The broker noted it remains bullish on the long-term structural growth drivers of the hotel industry with IHG still well placed to benefit from them. However, it felt that the shares were fairly valued at current levels while financing challenges and the geopolitical backdrop posed short-term risks.
IHG shares were trading today at 6,002p, up 24% this year and 25.8% over the last 12 months.

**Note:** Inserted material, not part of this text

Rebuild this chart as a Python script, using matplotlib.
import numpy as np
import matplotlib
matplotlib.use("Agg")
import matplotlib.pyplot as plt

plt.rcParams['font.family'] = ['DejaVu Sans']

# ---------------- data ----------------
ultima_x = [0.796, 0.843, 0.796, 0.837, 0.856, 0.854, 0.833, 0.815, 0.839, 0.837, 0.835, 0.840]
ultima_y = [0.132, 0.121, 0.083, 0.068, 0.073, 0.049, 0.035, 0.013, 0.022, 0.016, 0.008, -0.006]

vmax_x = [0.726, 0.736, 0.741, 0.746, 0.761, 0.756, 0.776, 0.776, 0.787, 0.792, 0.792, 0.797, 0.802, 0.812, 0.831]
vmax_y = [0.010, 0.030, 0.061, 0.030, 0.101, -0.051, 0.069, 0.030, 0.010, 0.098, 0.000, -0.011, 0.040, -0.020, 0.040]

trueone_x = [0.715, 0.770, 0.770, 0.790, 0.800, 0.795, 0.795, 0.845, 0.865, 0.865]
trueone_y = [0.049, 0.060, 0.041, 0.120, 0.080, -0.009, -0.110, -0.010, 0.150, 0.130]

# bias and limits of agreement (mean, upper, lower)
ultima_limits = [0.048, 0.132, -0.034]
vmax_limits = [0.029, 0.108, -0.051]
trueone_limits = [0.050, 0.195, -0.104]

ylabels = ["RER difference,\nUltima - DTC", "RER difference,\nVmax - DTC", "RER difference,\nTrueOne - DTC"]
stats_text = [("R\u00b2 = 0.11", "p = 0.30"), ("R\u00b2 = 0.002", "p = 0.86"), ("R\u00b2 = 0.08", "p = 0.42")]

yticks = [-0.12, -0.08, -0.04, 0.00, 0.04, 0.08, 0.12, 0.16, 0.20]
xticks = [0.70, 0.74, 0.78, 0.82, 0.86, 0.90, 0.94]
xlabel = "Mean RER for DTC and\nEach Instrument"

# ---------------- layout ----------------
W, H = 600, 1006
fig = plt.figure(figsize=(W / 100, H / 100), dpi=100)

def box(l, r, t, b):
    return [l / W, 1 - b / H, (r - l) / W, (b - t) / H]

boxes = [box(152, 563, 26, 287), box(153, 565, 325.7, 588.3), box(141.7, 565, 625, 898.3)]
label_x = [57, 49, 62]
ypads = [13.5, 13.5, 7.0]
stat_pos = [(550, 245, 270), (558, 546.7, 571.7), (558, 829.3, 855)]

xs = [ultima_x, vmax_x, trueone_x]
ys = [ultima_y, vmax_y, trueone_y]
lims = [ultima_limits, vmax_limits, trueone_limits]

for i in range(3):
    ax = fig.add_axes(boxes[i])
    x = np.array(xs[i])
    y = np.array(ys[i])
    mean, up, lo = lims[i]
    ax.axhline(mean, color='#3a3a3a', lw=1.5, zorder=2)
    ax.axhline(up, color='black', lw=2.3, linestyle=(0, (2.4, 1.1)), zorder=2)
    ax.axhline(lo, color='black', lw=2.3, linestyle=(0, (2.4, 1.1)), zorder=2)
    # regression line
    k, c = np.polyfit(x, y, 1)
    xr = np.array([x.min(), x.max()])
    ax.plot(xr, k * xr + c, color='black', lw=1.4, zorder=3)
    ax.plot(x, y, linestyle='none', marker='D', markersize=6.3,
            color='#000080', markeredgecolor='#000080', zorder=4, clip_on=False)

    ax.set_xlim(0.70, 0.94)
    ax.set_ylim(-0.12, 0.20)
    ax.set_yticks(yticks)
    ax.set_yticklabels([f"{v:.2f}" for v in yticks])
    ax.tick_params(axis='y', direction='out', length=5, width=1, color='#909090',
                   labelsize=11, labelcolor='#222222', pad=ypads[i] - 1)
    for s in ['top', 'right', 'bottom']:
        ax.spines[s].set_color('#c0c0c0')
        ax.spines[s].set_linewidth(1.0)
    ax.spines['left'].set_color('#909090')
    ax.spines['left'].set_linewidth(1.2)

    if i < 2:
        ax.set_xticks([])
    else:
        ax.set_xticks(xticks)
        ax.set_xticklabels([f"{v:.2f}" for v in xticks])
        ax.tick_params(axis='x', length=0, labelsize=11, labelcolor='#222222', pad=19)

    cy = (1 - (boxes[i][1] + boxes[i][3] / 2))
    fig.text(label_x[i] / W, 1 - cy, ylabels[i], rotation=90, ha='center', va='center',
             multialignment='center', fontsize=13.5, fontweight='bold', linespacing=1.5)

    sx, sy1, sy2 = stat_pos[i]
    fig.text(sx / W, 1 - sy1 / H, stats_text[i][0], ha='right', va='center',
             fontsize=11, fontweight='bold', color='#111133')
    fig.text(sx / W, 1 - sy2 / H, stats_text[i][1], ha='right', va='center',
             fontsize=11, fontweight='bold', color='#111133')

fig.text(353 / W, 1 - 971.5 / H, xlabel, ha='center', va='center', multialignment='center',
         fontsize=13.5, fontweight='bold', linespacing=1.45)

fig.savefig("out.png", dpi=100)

Citi cuts target price for Diageo
Citi has cut its target price for Diageo LON:DGE to 3,050p from 3,600p this week, reiterating its ‘Neutral’ rating. The target price has been cut following Diageo’s warning on first-half profits, citing a “materially weaker” performance in Latin America and the Caribbean, with sales in the region expected to decline by more than 20% year-on-year in H1 2024. The FTSE 100 beverages company has seen sales impacted by macroeconomic pressures leading to lower consumption and consumer downtrading.
Following the biggest one day fall in its history, the broker noted that “the valuation de-rating of spirits appears to be largely complete and Diageo’s buyback should provide a floor for the stock, but with LatAm destock issues possibly lingering into H2 24E and given cuts to H1 24E US OSG, it is not yet certain these Diageo downgrades will be the last.”
Diageo shares were trading today at 2,922.5p, down 19% this year and by the same percentage over the last 12 months.